# Collections to IPad...



## corporalclegg1741 (Dec 1, 2010)

how do you get Collections from Kindle to match up with Kindle app on IPad,IPhone and Desktop


----------



## Linjeakel (Mar 17, 2010)

So far as I'm aware, none of the apps have the Collections feature, just the Kindles themselves. So there's no way to match them up and you can only sort your books in the apps by title or author or most recent.


----------



## kwajkat (Nov 6, 2008)

I would like to see some sort of organizational system for the apps. Having said it it does drive me nuts on the kindle. Once you put a title in a collection, I would like to see them not listed enmass below the collections. It is a real pain for me to have to wade through all the titles to make sure I have them all organized.  I don't mind seeing all the titles if you are using say titles but when you are trying to get everything into collections it would just make it easier.  Would also like to see them be more consistant with how they sort authors. Seems to me it wouldn't take that much for them to make sure author names are the same.


----------



## Linjeakel (Mar 17, 2010)

kwajkat said:


> I would like to see some sort of organizational system for the apps. Having said it it does drive me nuts on the kindle. Once you put a title in a collection, I would like to see them not listed enmass below the collections. It is a real pain for me to have to wade through all the titles to make sure I have them all organized. I don't mind seeing all the titles if you are using say titles but when you are trying to get everything into collections it would just make it easier. Would also like to see them be more consistant with how they sort authors. Seems to me it wouldn't take that much for them to make sure author names are the same.

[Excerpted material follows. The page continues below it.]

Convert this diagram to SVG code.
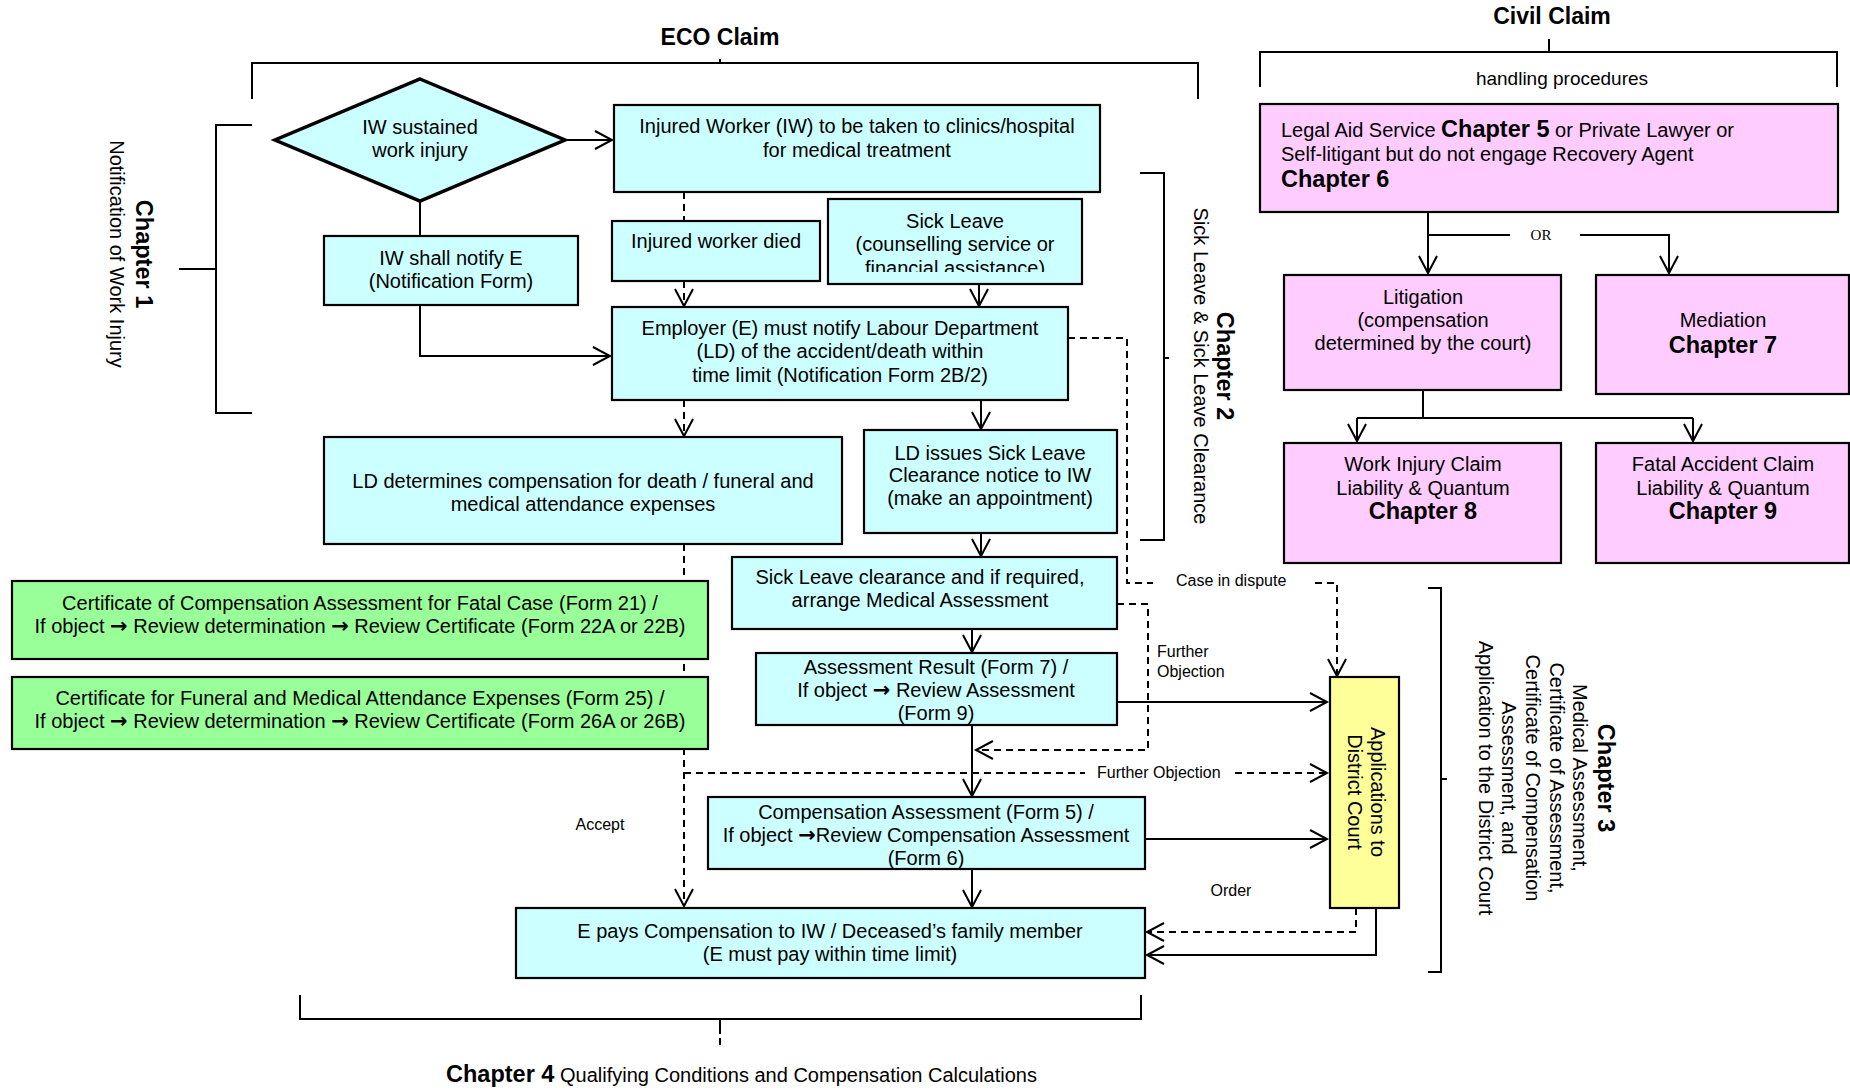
<svg xmlns="http://www.w3.org/2000/svg" width="1850" height="1090" viewBox="0 0 1850 1090">
<defs>
<style>
text{font-family:"Liberation Sans",Arial,sans-serif;font-size:20px;fill:#000}
.c{text-anchor:middle}
.b{font-weight:bold;font-size:23.5px}
.s{font-size:16px}
.ar{font-family:"DejaVu Sans",sans-serif;font-size:21px;font-weight:bold}
.or{font-family:"Liberation Serif","Times New Roman",serif;font-size:15px;text-anchor:middle}
.box{stroke:#000;stroke-width:2.2}
.cy{fill:#CCFFFF}
.gr{fill:#99FF99}
.pk{fill:#FFCCFF}
.ye{fill:#FFFF99}
.ln{fill:none;stroke:#000;stroke-width:2}
.da{stroke-dasharray:7,5}
.a{marker-end:url(#ah)}
</style>
<marker id="ah" markerUnits="userSpaceOnUse" markerWidth="24" markerHeight="24" viewBox="-20 -12 24 24" refX="0" refY="0" orient="auto">
<path d="M-17,-9 L0,0 L-17,9" fill="none" stroke="#000" stroke-width="2" stroke-dasharray="none"/>
</marker>
<clipPath id="clipSick"><rect x="828" y="199" width="254" height="73"/></clipPath>
</defs>
<rect width="1850" height="1090" fill="#fff"/>

<g id="brackets" class="ln">
<path d="M252,99 V63 H1198 V99"/>
<path d="M720,63 V59"/>
<path d="M252,125 H216 V413 H252 M216,269 H179"/>
<path d="M1140,173 H1164 V540 H1140 M1164,358 H1169"/>
<path d="M1428,588 H1441 V972 H1428 M1441,779 H1447"/>
<path d="M300,995 V1019 H1141 V995 M720,1019 V1034 M720,1038 V1045"/>
<path d="M1260,87 V52 H1837 V87 M1549,52 V39"/>
</g>

<g id="titles">
<text class="c" x="720" y="45" style="font-weight:bold;font-size:23px">ECO Claim</text>
<text class="c" x="1552" y="24" style="font-weight:bold;font-size:23px">Civil Claim</text>
<text class="c" x="1562" y="85" style="font-size:19px">handling procedures</text>
<text class="c" transform="translate(136,254) rotate(90)"><tspan x="0" y="0" class="b">Chapter 1</tspan><tspan x="0" y="26">Notification of Work Injury</tspan></text>
<text class="c" transform="translate(1217,366) rotate(90)"><tspan x="0" y="0" class="b">Chapter 2</tspan><tspan x="0" y="23">Sick Leave &amp; Sick Leave Clearance</tspan></text>
<text class="c" transform="translate(1598,778) rotate(90)"><tspan x="0" y="0" class="b">Chapter 3</tspan><tspan x="0" y="25">Medical Assessment,</tspan><tspan x="0" y="48">Certificate of Assessment,</tspan><tspan x="0" y="72">Certificate of Compensation</tspan><tspan x="0" y="96">Assessment, and</tspan><tspan x="0" y="119">Application to the District Court</tspan></text>
<text x="446" y="1082"><tspan class="b">Chapter 4</tspan> Qualifying Conditions and Compensation Calculations</text>
</g>

<g id="connectors">
<path class="ln a" d="M565,140 H612"/>
<path class="ln" d="M420,201 V236"/>
<path class="ln a" d="M420,305 V356 H610"/>
<path class="ln da" d="M684,192 V221"/>
<path class="ln da a" d="M684,281 V306"/>
<path class="ln a" d="M979,284 V306"/>
<path class="ln da a" d="M684,400 V436"/>
<path class="ln a" d="M981,400 V429"/>
<path class="ln da" d="M1068,338 H1127 V583 H1153"/>
<path class="ln da a" d="M1315,583 H1337 V676"/>
<path class="ln a" d="M981,533 V556"/>
<path class="ln a" d="M972,629 V652"/>
<path class="ln da a" d="M1117,604 H1148 V750 H976"/>
<path class="ln a" d="M1117,702 H1327"/>
<path class="ln a" d="M972,725 V796"/>
<path class="ln da a" d="M684,544 V906"/>
<path class="ln da" d="M684,773 H1085"/>
<path class="ln da a" d="M1235,773 H1327"/>
<path class="ln a" d="M1145,839 H1327"/>
<path class="ln a" d="M972,869 V907"/>
<path class="ln da a" d="M1356,908 V932 H1147"/>
<path class="ln a" d="M1376,908 V955 H1147"/>
<path class="ln a" d="M1428,212 V273"/>
<path class="ln" d="M1428,235 H1510"/>
<path class="ln a" d="M1580,235 H1669 V273"/>
<path class="ln" d="M1423,390 V418 M1357,418 H1693"/>
<path class="ln a" d="M1357,418 V441"/>
<path class="ln a" d="M1693,418 V441"/>
</g>

<g id="labels">
<text class="s" x="1176" y="586">Case in dispute</text>
<text class="s" x="1157" y="657">Further</text>
<text class="s" x="1157" y="677">Objection</text>
<text class="s" x="1097" y="778">Further Objection</text>
<text class="s c" x="600" y="830">Accept</text>
<text class="s c" x="1231" y="896">Order</text>
<text class="or" x="1541" y="240">OR</text>
</g>

<g id="n-injury">
<polygon points="420,79 565,140 420,201 275,140" class="cy" stroke="#000" stroke-width="3.5"/>
<text class="c" x="420" y="134">IW sustained</text>
<text class="c" x="420" y="157">work injury</text>
</g>
<g id="n-treatment">
<rect class="box cy" x="614" y="105" width="486" height="87"/>
<text class="c" x="857" y="133">Injured Worker (IW) to be taken to clinics/hospital</text>
<text class="c" x="857" y="157">for medical treatment</text>
</g>
<g id="n-notifyE">
<rect class="box cy" x="324" y="236" width="254" height="69"/>
<text class="c" x="451" y="265">IW shall notify E</text>
<text class="c" x="451" y="288">(Notification Form)</text>
</g>
<g id="n-died">
<rect class="box cy" x="612" y="221" width="208" height="60"/>
<text class="c" x="716" y="248">Injured worker died</text>
</g>
<g id="n-sickleave">
<rect class="box cy" x="828" y="199" width="254" height="85"/>
<g clip-path="url(#clipSick)">
<text class="c" x="955" y="228">Sick Leave</text>
<text class="c" x="955" y="251">(counselling service or</text>
<text class="c" x="955" y="275">financial assistance)</text>
</g>
</g>
<g id="n-employer">
<rect class="box cy" x="612" y="307" width="456" height="93"/>
<text class="c" x="840" y="335">Employer (E) must notify Labour Department</text>
<text class="c" x="840" y="358">(LD) of the accident/death within</text>
<text class="c" x="840" y="382">time limit (Notification Form 2B/2)</text>
</g>
<g id="n-lddetermines">
<rect class="box cy" x="324" y="437" width="518" height="107"/>
<text class="c" x="583" y="488">LD determines compensation for death / funeral and</text>
<text class="c" x="583" y="511">medical attendance expenses</text>
</g>
<g id="n-ldissues">
<rect class="box cy" x="864" y="430" width="253" height="103"/>
<text class="c" x="990" y="460">LD issues Sick Leave</text>
<text class="c" x="990" y="482">Clearance notice to IW</text>
<text class="c" x="990" y="505">(make an appointment)</text>
</g>
<g id="n-clearance">
<rect class="box cy" x="732" y="557" width="385" height="72"/>
<text class="c" x="920" y="584">Sick Leave clearance and if required,</text>
<text class="c" x="920" y="607">arrange Medical Assessment</text>
</g>
<g id="n-assessment">
<rect class="box cy" x="756" y="653" width="361" height="72"/>
<text class="c" x="936" y="674">Assessment Result (Form 7) /</text>
<text class="c" x="936" y="697">If object <tspan class="ar">→</tspan> Review Assessment</text>
<text class="c" x="936" y="720">(Form 9)</text>
</g>
<g id="n-form21">
<rect class="box gr" x="12" y="581" width="696" height="78"/>
<text class="c" x="360" y="610">Certificate of Compensation Assessment for Fatal Case (Form 21) /</text>
<text class="c" x="360" y="633">If object <tspan class="ar">→</tspan> Review determination <tspan class="ar">→</tspan> Review Certificate (Form 22A or 22B)</text>
</g>
<g id="n-form25">
<rect class="box gr" x="12" y="677" width="696" height="72"/>
<text class="c" x="360" y="705">Certificate for Funeral and Medical Attendance Expenses (Form 25) /</text>
<text class="c" x="360" y="728">If object <tspan class="ar">→</tspan> Review determination <tspan class="ar">→</tspan> Review Certificate (Form 26A or 26B)</text>
</g>
<g id="n-compensation">
<rect class="box cy" x="708" y="797" width="437" height="72"/>
<text class="c" x="926" y="819">Compensation Assessment (Form 5) /</text>
<text class="c" x="926" y="842">If object <tspan class="ar">→</tspan>Review Compensation Assessment</text>
<text class="c" x="926" y="865">(Form 6)</text>
</g>
<g id="n-pays">
<rect class="box cy" x="516" y="908" width="629" height="70"/>
<text class="c" x="830" y="938">E pays Compensation to IW / Deceased’s family member</text>
<text class="c" x="830" y="961">(E must pay within time limit)</text>
</g>
<g id="n-court">
<rect class="box ye" x="1330" y="677" width="69" height="231"/>
<text class="c" transform="translate(1371,792) rotate(90)"><tspan x="0" y="0">Applications to</tspan><tspan x="0" y="23">District Court</tspan></text>
</g>
<g id="n-legalaid">
<rect class="box pk" x="1260" y="104" width="578" height="108"/>
<text x="1281" y="137">Legal Aid Service <tspan class="b">Chapter 5</tspan> or Private Lawyer or</text>
<text x="1281" y="161">Self-litigant but do not engage Recovery Agent</text>
<text class="b" x="1281" y="187">Chapter 6</text>
</g>
<g id="n-litigation">
<rect class="box pk" x="1284" y="275" width="277" height="115"/>
<text class="c" x="1423" y="304">Litigation</text>
<text class="c" x="1423" y="327">(compensation</text>
<text class="c" x="1423" y="350">determined by the court)</text>
</g>
<g id="n-mediation">
<rect class="box pk" x="1596" y="275" width="253" height="119"/>
<text class="c" x="1723" y="327">Mediation</text>
<text class="c b" x="1723" y="353">Chapter 7</text>
</g>
<g id="n-workinjury">
<rect class="box pk" x="1284" y="443" width="277" height="120"/>
<text class="c" x="1423" y="471">Work Injury Claim</text>
<text class="c" x="1423" y="495">Liability &amp; Quantum</text>
<text class="c b" x="1423" y="519">Chapter 8</text>
</g>
<g id="n-fatal">
<rect class="box pk" x="1596" y="443" width="253" height="120"/>
<text class="c" x="1723" y="471">Fatal Accident Claim</text>
<text class="c" x="1723" y="495">Liability &amp; Quantum</text>
<text class="c b" x="1723" y="519">Chapter 9</text>
</g>
</svg>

If you sort your home page by collections, rather than by title etc, then all the books already in a collection will disappear from the home pages. That's the only way to not have them list below the collections. It does mean though that you have to have your collections in most recent first order as that's the only option when sorting by collections. You can still sort by author or title _within_ the collections though.

As far as the author sort is concerned, this is nothing to do with the kindle itself but with the metadata of each book file - something for which the publisher is responsible. It's an irritation to many of us, but if you use software such as calibre, you can correct both author and title yourself where necessary so that the sort is consistent.


----------